▶ _PROBLEM REQUIREMENTS_: From the first line of the data below through the line bearing "Chart.register(...registerables);", reproduce each line exactly; do not include pictures.
------
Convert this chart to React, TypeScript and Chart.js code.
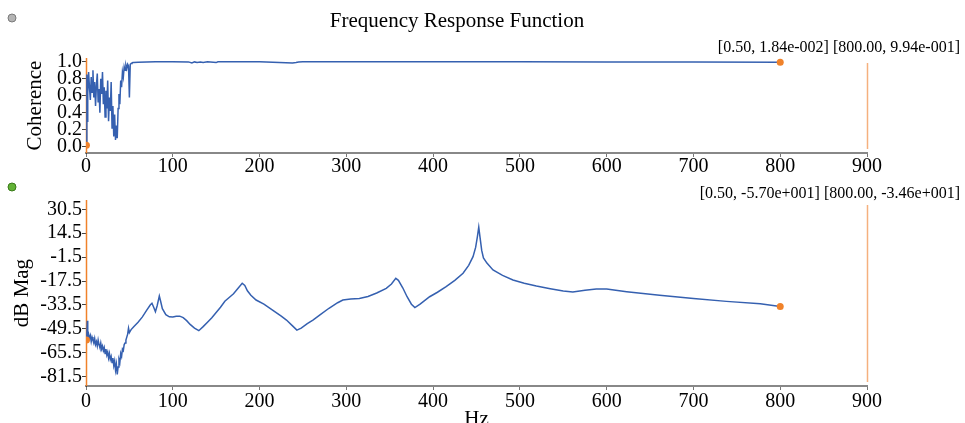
import React, { useEffect, useRef } from "react";
import { Chart, registerables } from "chart.js";

Chart.register(...registerables);

// ---------- data ----------
const cohFreq = [
  0.5, 1, 1.5, 2, 3, 4, 5, 6, 7, 8, 9, 10,
  11, 12, 13, 14, 15, 16, 17, 18, 19, 20,
  21, 22, 23, 24, 25, 26, 27, 28, 29, 30,
  31, 32, 33, 34, 35, 36, 37, 38, 39, 40,
  41, 42, 43, 44, 45, 46, 47, 48, 49, 50,
  51, 52, 53, 54, 55,
  60, 70, 80, 100, 118, 122, 125, 128, 132, 135, 140, 150,
  152, 200, 238, 242, 245, 250, 300, 400, 500, 600, 700, 800,
];
const cohValues = [
  0.0184, 0.85, 0.3, 0.62, 0.88, 0.7, 0.55, 0.82, 0.64, 0.9, 0.58, 0.76,
  0.48, 0.72, 0.86, 0.52, 0.68, 0.4, 0.8, 0.62, 0.88, 0.5,
  0.7, 0.35, 0.66, 0.45, 0.78, 0.3, 0.58, 0.42, 0.76, 0.22,
  0.48, 0.12, 0.38, 0.08, 0.25, 0.1, 0.45, 0.62, 0.5, 0.78,
  0.7, 0.88, 0.82, 0.94, 0.9, 0.96, 0.92, 0.97, 0.95, 0.58,
  0.97, 0.98, 0.985, 0.99, 0.99,
  0.995, 0.998, 0.999, 0.999, 0.998, 0.985, 0.998, 0.99, 0.997, 0.992, 0.999, 0.99,
  0.999, 0.999, 0.985, 0.99, 0.996, 0.999, 0.999, 0.999, 0.999, 0.998, 0.997, 0.994,
];

const magFreq = [
  0.5, 1, 1.5, 2, 3, 4, 5, 6, 7, 8, 9, 10, 11, 12, 13, 14, 15, 16, 17, 18, 19, 20,
  21, 22, 23, 24, 25, 26, 27, 28, 29, 30, 31, 32, 33, 34, 35, 36, 37, 38, 39, 40,
  41, 42, 43, 44, 45, 46, 47, 48, 49, 50, 52, 55, 60, 65, 70, 74, 76, 78, 80, 82,
  84.5, 86, 88, 92, 96, 100, 104, 108, 112, 116, 120, 125, 130, 135, 140, 145, 150,
  155, 160, 165, 170, 175, 180, 183, 186, 190, 196, 205, 215, 225, 231, 238, 243,
  248, 255, 261.5, 270, 280, 290, 296, 305, 315, 325, 335, 346, 352, 357, 360, 365,
  370, 375, 379, 385, 396, 405, 415, 425, 434.5, 441, 446, 449, 451, 452.6, 454, 456,
  458, 462, 469, 480, 492, 505, 519, 535, 550, 561, 575, 588, 600, 623, 661, 700, 738,
  777, 800,
];
const magValues = [
  -57, -52, -44, -55, -53, -56, -54, -58, -55, -57, -59, -56, -60, -58, -61, -57,
  -60, -62, -59, -63, -61, -64, -62, -66, -63, -67, -65, -69, -66, -70, -68, -72,
  -69, -74, -71, -77, -73, -80, -75, -70, -72, -66, -68, -63, -64, -60, -59, -57,
  -55, -53, -49, -52, -50, -48, -45, -41.5, -37, -33.5, -32.4, -35, -38, -34, -27.5,
  -31, -36, -40, -41.4, -41.5, -41, -41, -42, -44, -46.5, -49, -50.7, -48, -45, -42,
  -38.5, -35, -31, -28.5, -26, -22.5, -19, -20.5, -24, -27, -30.2, -33, -36.9, -41,
  -43.6, -47.5, -50.3, -49, -46, -43.6, -40, -35.7, -32, -30.2, -29.5, -29.1, -27.8,
  -25.5, -22.4, -19.5, -15.7, -17, -22, -28, -33, -35.3, -33, -28, -25, -21.3, -17,
  -12.3, -7, -1.2, 5, 12, 18.5, 12, 3, -2, -5.5, -10.1, -13.7, -16.8, -19, -20.8,
  -22.6, -24.2, -24.8, -23.6, -22.8, -22.9, -24.6, -27.0, -29.1, -31.1, -32.7, -34.6,
];

const xTicks = [0, 100, 200, 300, 400, 500, 600, 700, 800, 900];
const cohTicks = [0.0, 0.2, 0.4, 0.6, 0.8, 1.0];
const magTicks = [-81.5, -65.5, -49.5, -33.5, -17.5, -1.5, 14.5, 30.5];

const cursorFreq = [0.5, 800];
const cohCursor = [0.0184, 0.994];
const magCursor = [-57.0, -34.6];
const cursorLines = [0.5, 900];

// ---------- helpers ----------
const SERIF = "'Liberation Serif', 'Times New Roman', serif";
const LINE_COLOR = "#3560b0";
const CURSOR_COLOR = "#f0822a";
const CURSOR2_COLOR = "#f5b07e";

function sci(v: number): string {
  const [m, e] = v.toExponential(2).split("e");
  const n = parseInt(e, 10);
  return m + "e" + (n < 0 ? "-" : "+") + String(Math.abs(n)).padStart(3, "0");
}

function cursorText(vals: number[]): string {
  return cursorFreq
    .map((f, i) => `[${f.toFixed(2)}, ${sci(vals[i])}]`)
    .join(" ");
}

function overlayPlugin(opts: {
  text: string;
  textY: number;
  title?: string;
  dotY: number;
  dotFill: string;
  dotStroke: string;
}) {
  return {
    id: "overlay",
    beforeDatasetsDraw(chart: any) {
      const { ctx, chartArea, scales } = chart;
      ctx.save();
      cursorLines.forEach((f, i) => {
        const x = Math.round(scales.x.getPixelForValue(f)) + 0.5;
        ctx.strokeStyle = i === 0 ? CURSOR_COLOR : CURSOR2_COLOR;
        ctx.lineWidth = 1.5;
        ctx.beginPath();
        if (i === 0) {
          ctx.moveTo(x, chartArea.top);
          ctx.lineTo(x, chartArea.bottom);
        } else {
          ctx.moveTo(x, chartArea.top + 5);
          ctx.lineTo(x, chartArea.bottom - 4);
        }
        ctx.stroke();
      });
      ctx.restore();
    },
    afterDraw(chart: any) {
      const { ctx } = chart;
      ctx.save();
      ctx.fillStyle = "#000";
      ctx.textBaseline = "middle";
      if (opts.title) {
        ctx.font = `21px ${SERIF}`;
        ctx.textAlign = "center";
        ctx.fillText(opts.title, 457, 21);
      }
      ctx.font = `16px ${SERIF}`;
      ctx.textAlign = "right";
      ctx.fillText(opts.text, 960, opts.textY);
      ctx.beginPath();
      ctx.arc(12, opts.dotY, 4, 0, Math.PI * 2);
      ctx.fillStyle = opts.dotFill;
      ctx.fill();
      ctx.lineWidth = 1;
      ctx.strokeStyle = opts.dotStroke;
      ctx.stroke();
      ctx.restore();
    },
  };
}

function buildConfig(p: {
  freq: number[];
  values: number[];
  cursorVals: number[];
  yTicks: number[];
  yMin: number;
  yMax: number;
  yTitle: string;
  yTitlePad: number;
  padTop: number;
  xAxisHeight: number;
  xTickPad: number;
  xTitle?: string;
  plugin: any;
}): any {
  const lineData = p.freq.map((f, i) => ({ x: f, y: p.values[i] }));
  const markData = cursorFreq.map((f, i) => ({ x: f, y: p.cursorVals[i] }));
  return {
    type: "line",
    data: {
      datasets: [
        {
          data: markData,
          showLine: false,
          pointRadius: 3.5,
          pointBackgroundColor: CURSOR_COLOR,
          pointBorderColor: CURSOR_COLOR,
          pointBorderWidth: 0,
        },
        {
          data: lineData,
          borderColor: LINE_COLOR,
          borderWidth: 1.5,
          pointRadius: 0,
          tension: 0,
          fill: false,
        },
      ],
    },
    options: {
      responsive: false,
      animation: false,
      devicePixelRatio: 1,
      layout: { padding: { top: p.padTop, right: 98, left: 0, bottom: 0 } },
      plugins: { legend: { display: false }, tooltip: { enabled: false } },
      scales: {
        x: {
          type: "linear",
          min: 0,
          max: 900,
          afterBuildTicks: (s: any) => {
            s.ticks = xTicks.map((v) => ({ value: v }));
          },
          afterFit: (s: any) => {
            s.height = p.xAxisHeight;
          },
          grid: {
            drawOnChartArea: false,
            drawTicks: true,
            tickLength: 4,
            color: "#777",
          },
          border: { color: "#888", width: 2 },
          ticks: {
            padding: p.xTickPad,
            color: "#000",
            font: { family: SERIF, size: 20 },
            maxRotation: 0,
            autoSkip: false,
            callback: (v: any) => String(v),
          },
          title: p.xTitle
            ? {
                display: true,
                text: p.xTitle,
                color: "#000",
                font: { family: SERIF, size: 21 },
                padding: { top: 0, bottom: -9 },
              }
            : { display: false },
        },
        y: {
          type: "linear",
          min: p.yMin,
          max: p.yMax,
          afterBuildTicks: (s: any) => {
            s.ticks = p.yTicks.map((v) => ({ value: v }));
          },
          afterFit: (s: any) => {
            s.width = 86;
          },
          grid: {
            drawOnChartArea: false,
            drawTicks: true,
            tickLength: 4,
            color: "#444",
          },
          border: { color: "#444", width: 1 },
          ticks: {
            padding: 0,
            color: "#000",
            font: { family: SERIF, size: 20 },
            autoSkip: false,
            callback: (v: any) => Number(v).toFixed(1),
          },
          title: {
            display: true,
            text: p.yTitle,
            color: "#000",
            font: { family: SERIF, size: 21 },
            padding: { top: p.yTitlePad, bottom: 0 },
          },
        },
      },
    },
    plugins: [p.plugin],
  };
}

export default function App() {
  const topRef = useRef<HTMLCanvasElement | null>(null);
  const botRef = useRef<HTMLCanvasElement | null>(null);

  useEffect(() => {
    const top = new Chart(
      topRef.current as HTMLCanvasElement,
      buildConfig({
        freq: cohFreq,
        values: cohValues,
        cursorVals: cohCursor,
        yTicks: cohTicks,
        yMin: -0.074,
        yMax: 1.044,
        yTitle: "Coherence",
        yTitlePad: 23,
        padTop: 58,
        xAxisHeight: 27,
        xTickPad: -2,
        plugin: overlayPlugin({
          title: "Frequency Response Function",
          text: cursorText(cohCursor),
          textY: 48,
          dotY: 18,
          dotFill: "#b4b4b4",
          dotStroke: "#7a7a7a",
        }),
      })
    );
    const bot = new Chart(
      botRef.current as HTMLCanvasElement,
      buildConfig({
        freq: magFreq,
        values: magValues,
        cursorVals: magCursor,
        yTicks: magTicks,
        yMin: -87.7,
        yMax: 36.7,
        yTitle: "dB Mag",
        yTitlePad: 10,
        padTop: 20,
        xAxisHeight: 37,
        xTickPad: 0,
        xTitle: "Hz",
        plugin: overlayPlugin({
          text: cursorText(magCursor),
          textY: 14,
          dotY: 7,
          dotFill: "#62b236",
          dotStroke: "#3a7a1a",
        }),
      })
    );
    return () => {
      top.destroy();
      bot.destroy();
    };
  }, []);

  return (
    <div
      style={{
        position: "fixed",
        left: 0,
        top: 0,
        width: 965,
        height: 423,
        overflow: "hidden",
        background: "#fff",
      }}
    >
      <canvas
        ref={topRef}
        width={965}
        height={180}
        style={{ position: "absolute", left: 0, top: 0, width: 965, height: 180, display: "block" }}
      />
      <canvas
        ref={botRef}
        width={965}
        height={243}
        style={{ position: "absolute", left: 0, top: 180, width: 965, height: 243, display: "block" }}
      />
    </div>
  );
}
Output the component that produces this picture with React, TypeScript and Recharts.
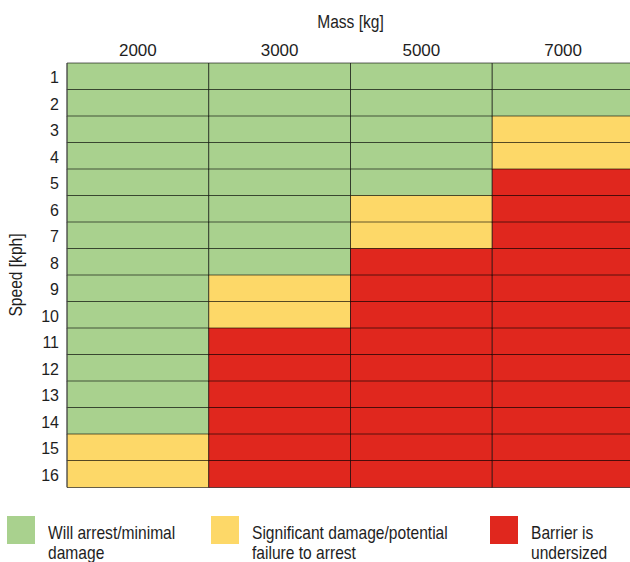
import React from "react";
import { BarChart, Bar, XAxis, YAxis, Cell, Legend } from "recharts";

const masses = ["2000", "3000", "5000", "7000"];
const speeds = ["1", "2", "3", "4", "5", "6", "7", "8", "9", "10", "11", "12", "13", "14", "15", "16"];

// outcome per speed row (1 kph first) for each mass column
// g = will arrest, y = significant damage, r = undersized
const outcome2000 = ["g", "g", "g", "g", "g", "g", "g", "g", "g", "g", "g", "g", "g", "g", "y", "y"];
const outcome3000 = ["g", "g", "g", "g", "g", "g", "g", "g", "y", "y", "r", "r", "r", "r", "r", "r"];
const outcome5000 = ["g", "g", "g", "g", "g", "y", "y", "r", "r", "r", "r", "r", "r", "r", "r", "r"];
const outcome7000 = ["g", "g", "y", "y", "r", "r", "r", "r", "r", "r", "r", "r", "r", "r", "r", "r"];

const legendKeys = ["g", "y", "r"];
const legendLines = [
  ["Will arrest/minimal", "damage"],
  ["Significant damage/potential", "failure to arrest"],
  ["Barrier is", "undersized"],
];

const COLORS: Record<string, string> = {
  g: "#a9d18e",
  y: "#fdd868",
  r: "#e0271e",
};

// no narrow font installed, so squeeze Liberation Sans horizontally for the words
const FONT = "'Liberation Sans', Arial, sans-serif";
const FS = 19;
const SQUEEZE = 0.82;
const TEXT = "#1e1e1e";

const columns = [outcome2000, outcome3000, outcome5000, outcome7000];
const data = speeds.map((speed) => {
  const row: Record<string, string | number> = { speed };
  masses.forEach((_, i) => {
    row[`m${i}`] = 1;
  });
  return row;
});

const narrow = (x: number) => `matrix(${SQUEEZE} 0 0 1 ${x * (1 - SQUEEZE)} 0)`;

const MassTick = ({ x, y, payload }: any) => (
  <text x={x} y={y} textAnchor="middle" fontSize={17} fontFamily={FONT} fill={TEXT}>
    {masses[Math.floor(payload.value)]}
  </text>
);

const SpeedTick = ({ x, y, payload }: any) => (
  <text x={x} y={y} dy={7} textAnchor="end" fontSize={16} fontFamily={FONT} fill={TEXT}>
    {payload.value}
  </text>
);

const legendLeft = [7, 211, 490];

const HeatLegend = () => (
  <div style={{ position: "relative", height: 46, fontFamily: FONT, fontSize: FS, color: TEXT }}>
    {legendKeys.map((k, i) => (
      <div key={k} style={{ position: "absolute", left: legendLeft[i], top: 0 }}>
        <div style={{ position: "absolute", left: 0, top: 0, width: 28, height: 28, background: COLORS[k] }} />
        <div
          style={{
            position: "absolute",
            left: 41,
            top: 7,
            lineHeight: "20px",
            whiteSpace: "nowrap",
            transform: `scaleX(${SQUEEZE})`,
            transformOrigin: "left top",
          }}
        >
          {legendLines[i].map((line) => (
            <div key={line}>{line}</div>
          ))}
        </div>
      </div>
    ))}
  </div>
);

export default function App() {
  return (
    <div style={{ position: "absolute", left: 0, top: 0, width: 630, height: 562, overflow: "hidden", background: "#fff" }}>
      <BarChart
        width={640}
        height={562}
        data={data}
        layout="vertical"
        barCategoryGap={0}
        barGap={0}
        margin={{ top: 0, right: 6, bottom: 75, left: 0 }}
      >
        <XAxis
          type="number"
          orientation="top"
          domain={[0, masses.length]}
          ticks={masses.map((_, i) => i + 0.5)}
          interval={0}
          height={63}
          axisLine={false}
          tickLine={false}
          tickSize={0}
          tickMargin={7}
          tick={<MassTick />}
          label={{
            content: ({ viewBox }: any) => {
              const cx = viewBox.x + viewBox.width / 2;
              return (
                <text x={cx} y={28} textAnchor="middle" transform={narrow(cx)} fontSize={FS} fontFamily={FONT} fill={TEXT}>
                  Mass [kg]
                </text>
              );
            },
          }}
        />
        <YAxis
          type="category"
          dataKey="speed"
          width={67}
          interval={0}
          tickLine={false}
          tickSize={0}
          tickMargin={8}
          axisLine={{ stroke: "#555" }}
          tick={<SpeedTick />}
          label={{
            content: ({ viewBox }: any) => {
              const cx = viewBox.x + 15;
              const cy = viewBox.y + viewBox.height / 2;
              return (
                <text
                  x={cx}
                  y={cy}
                  transform={`rotate(-90 ${cx} ${cy}) matrix(${SQUEEZE} 0 0 1 ${cx * (1 - SQUEEZE)} 0)`}
                  textAnchor="middle"
                  dominantBaseline="central"
                  fontSize={FS}
                  fill={TEXT}
                  fontFamily={FONT}
                >
                  Speed [kph]
                </text>
              );
            },
          }}
        />
        <Legend
          layout="vertical"
          align="center"
          verticalAlign="middle"
          wrapperStyle={{ left: 0, top: 516, width: 630 }}
          content={() => <HeatLegend />}
        />
        {masses.map((m, ci) => (
          <Bar
            key={m}
            dataKey={`m${ci}`}
            stackId="grid"
            isAnimationActive={false}
            stroke="#000"
            strokeOpacity={0.6}
            strokeWidth={1}
          >
            {columns[ci].map((s, ri) => (
              <Cell key={ri} fill={COLORS[s]} />
            ))}
          </Bar>
        ))}
      </BarChart>
    </div>
  );
}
------
▶ _FINAL ANSWER_:
Convert this chart to React, TypeScript and Chart.js code.
import React, { useEffect, useRef } from "react";
import { Chart, registerables } from "chart.js";

Chart.register(...registerables);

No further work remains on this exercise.